— start —

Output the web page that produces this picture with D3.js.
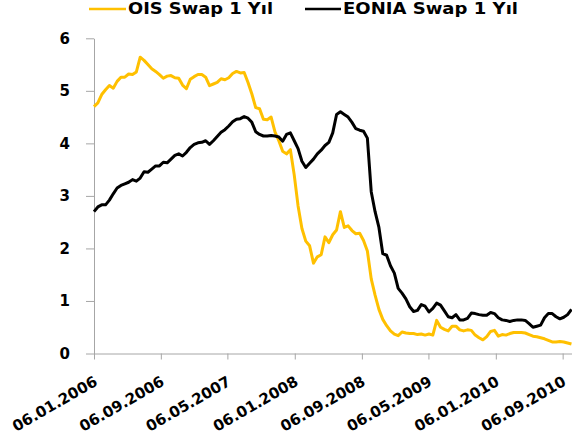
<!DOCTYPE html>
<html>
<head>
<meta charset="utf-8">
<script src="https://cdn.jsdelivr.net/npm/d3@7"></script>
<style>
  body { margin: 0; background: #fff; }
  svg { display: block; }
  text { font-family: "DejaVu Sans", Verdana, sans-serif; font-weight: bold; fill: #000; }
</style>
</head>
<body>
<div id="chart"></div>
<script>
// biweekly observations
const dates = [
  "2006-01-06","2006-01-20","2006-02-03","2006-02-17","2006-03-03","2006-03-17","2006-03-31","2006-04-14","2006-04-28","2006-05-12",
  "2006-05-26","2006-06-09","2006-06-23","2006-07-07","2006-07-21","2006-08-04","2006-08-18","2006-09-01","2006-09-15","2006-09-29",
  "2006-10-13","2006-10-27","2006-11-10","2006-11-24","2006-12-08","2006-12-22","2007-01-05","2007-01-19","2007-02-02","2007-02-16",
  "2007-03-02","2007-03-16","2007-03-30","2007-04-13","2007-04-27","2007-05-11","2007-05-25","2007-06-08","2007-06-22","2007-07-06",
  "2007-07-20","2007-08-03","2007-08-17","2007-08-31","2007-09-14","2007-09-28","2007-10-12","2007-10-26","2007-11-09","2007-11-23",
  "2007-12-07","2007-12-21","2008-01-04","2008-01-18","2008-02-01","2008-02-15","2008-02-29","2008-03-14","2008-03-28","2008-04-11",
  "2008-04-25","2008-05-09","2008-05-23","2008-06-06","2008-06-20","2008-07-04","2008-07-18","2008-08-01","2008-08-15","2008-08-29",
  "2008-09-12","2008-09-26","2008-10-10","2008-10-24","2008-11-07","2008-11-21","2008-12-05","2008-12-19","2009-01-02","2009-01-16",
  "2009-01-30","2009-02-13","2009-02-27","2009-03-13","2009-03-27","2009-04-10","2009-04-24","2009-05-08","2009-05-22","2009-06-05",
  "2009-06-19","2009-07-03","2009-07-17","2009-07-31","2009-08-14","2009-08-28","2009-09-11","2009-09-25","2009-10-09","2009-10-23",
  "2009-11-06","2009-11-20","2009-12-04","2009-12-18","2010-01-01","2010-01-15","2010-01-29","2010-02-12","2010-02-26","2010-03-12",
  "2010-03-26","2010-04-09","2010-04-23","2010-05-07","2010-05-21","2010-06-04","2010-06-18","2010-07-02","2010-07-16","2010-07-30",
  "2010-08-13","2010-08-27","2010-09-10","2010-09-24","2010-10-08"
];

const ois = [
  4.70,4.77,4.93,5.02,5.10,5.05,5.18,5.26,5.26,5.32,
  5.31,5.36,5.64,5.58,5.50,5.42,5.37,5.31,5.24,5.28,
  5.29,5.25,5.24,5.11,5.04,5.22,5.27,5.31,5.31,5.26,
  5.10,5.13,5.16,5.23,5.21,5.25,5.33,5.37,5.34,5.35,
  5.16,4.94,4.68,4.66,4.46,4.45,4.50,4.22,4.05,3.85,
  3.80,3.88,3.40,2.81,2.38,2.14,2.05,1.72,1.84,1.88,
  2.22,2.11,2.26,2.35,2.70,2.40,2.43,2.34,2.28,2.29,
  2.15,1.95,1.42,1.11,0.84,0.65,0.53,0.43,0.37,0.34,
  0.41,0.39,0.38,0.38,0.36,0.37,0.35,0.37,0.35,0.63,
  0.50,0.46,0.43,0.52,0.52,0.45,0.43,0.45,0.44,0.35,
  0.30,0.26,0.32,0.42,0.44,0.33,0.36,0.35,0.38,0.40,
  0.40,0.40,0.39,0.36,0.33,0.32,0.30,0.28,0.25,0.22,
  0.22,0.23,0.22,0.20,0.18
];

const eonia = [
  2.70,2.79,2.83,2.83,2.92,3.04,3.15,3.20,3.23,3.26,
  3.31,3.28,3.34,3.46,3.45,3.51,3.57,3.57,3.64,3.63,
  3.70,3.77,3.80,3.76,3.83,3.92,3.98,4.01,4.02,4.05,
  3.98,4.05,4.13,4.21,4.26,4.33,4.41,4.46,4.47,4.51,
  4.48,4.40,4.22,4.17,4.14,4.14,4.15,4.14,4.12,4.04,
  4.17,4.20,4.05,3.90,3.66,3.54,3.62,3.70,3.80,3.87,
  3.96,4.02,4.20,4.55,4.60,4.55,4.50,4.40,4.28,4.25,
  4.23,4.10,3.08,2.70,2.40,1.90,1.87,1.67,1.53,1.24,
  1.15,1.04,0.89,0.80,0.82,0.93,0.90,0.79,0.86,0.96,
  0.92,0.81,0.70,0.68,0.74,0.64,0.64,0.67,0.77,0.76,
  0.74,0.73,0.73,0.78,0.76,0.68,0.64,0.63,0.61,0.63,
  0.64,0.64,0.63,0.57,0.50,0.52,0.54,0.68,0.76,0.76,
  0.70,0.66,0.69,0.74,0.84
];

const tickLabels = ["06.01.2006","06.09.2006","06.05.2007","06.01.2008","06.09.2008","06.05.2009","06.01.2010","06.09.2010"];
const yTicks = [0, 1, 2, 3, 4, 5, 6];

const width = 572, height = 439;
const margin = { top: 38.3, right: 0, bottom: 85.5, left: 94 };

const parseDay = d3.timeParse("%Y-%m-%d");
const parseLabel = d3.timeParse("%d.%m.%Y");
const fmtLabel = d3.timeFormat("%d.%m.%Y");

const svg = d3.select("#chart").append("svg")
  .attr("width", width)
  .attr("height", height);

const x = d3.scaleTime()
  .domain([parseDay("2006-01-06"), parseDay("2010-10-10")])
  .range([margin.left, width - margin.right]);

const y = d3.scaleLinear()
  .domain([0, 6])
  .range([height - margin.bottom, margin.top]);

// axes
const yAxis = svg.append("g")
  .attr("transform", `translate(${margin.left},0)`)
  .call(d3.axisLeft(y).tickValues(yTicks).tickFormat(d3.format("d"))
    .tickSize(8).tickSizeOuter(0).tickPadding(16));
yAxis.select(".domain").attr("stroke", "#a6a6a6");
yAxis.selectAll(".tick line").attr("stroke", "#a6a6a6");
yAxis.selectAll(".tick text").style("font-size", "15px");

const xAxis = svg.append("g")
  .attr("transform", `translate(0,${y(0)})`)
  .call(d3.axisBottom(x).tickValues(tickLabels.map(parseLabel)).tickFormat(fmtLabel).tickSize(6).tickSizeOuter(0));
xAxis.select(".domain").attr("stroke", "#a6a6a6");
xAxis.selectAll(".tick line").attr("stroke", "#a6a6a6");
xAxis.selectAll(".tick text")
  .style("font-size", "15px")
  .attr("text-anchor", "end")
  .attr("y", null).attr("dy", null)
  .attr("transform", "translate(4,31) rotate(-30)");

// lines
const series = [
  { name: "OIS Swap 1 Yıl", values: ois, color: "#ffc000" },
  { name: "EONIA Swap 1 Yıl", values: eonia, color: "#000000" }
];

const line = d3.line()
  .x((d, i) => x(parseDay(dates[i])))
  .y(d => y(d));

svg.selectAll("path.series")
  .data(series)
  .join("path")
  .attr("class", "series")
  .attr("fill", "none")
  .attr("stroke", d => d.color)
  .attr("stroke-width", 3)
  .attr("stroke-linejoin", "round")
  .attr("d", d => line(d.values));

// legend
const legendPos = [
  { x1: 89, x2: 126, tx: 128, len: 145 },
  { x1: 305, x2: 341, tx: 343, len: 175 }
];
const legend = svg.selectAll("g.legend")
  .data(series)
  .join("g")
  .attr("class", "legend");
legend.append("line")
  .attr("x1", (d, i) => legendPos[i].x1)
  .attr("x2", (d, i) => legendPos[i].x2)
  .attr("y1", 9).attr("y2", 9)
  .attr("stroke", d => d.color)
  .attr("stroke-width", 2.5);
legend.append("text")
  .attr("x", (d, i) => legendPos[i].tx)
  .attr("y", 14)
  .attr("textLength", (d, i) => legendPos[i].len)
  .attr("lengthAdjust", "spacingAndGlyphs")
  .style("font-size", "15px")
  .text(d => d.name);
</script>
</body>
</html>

— end —
— start —

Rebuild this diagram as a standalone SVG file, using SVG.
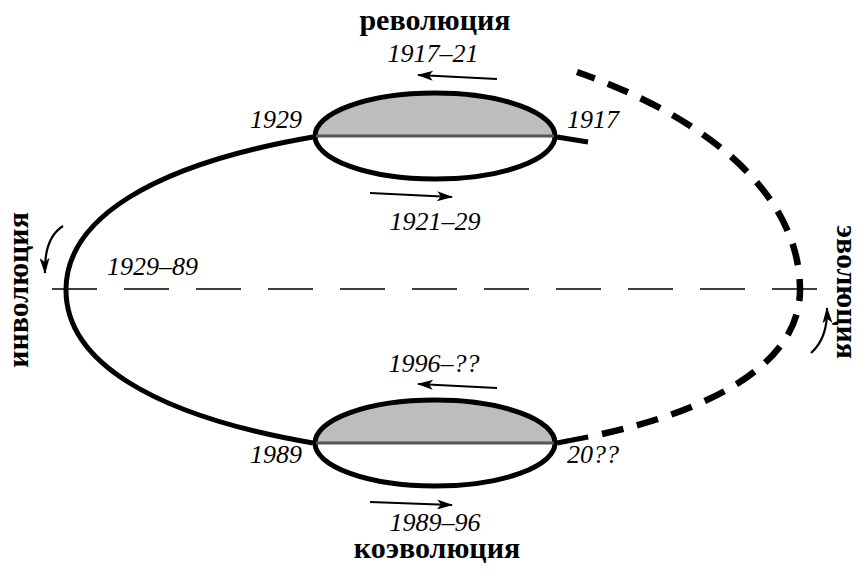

— end —

**Directive:** How many lines of these entries hold the string "this"? Answer with the number alone.

**Finished exercise:** 2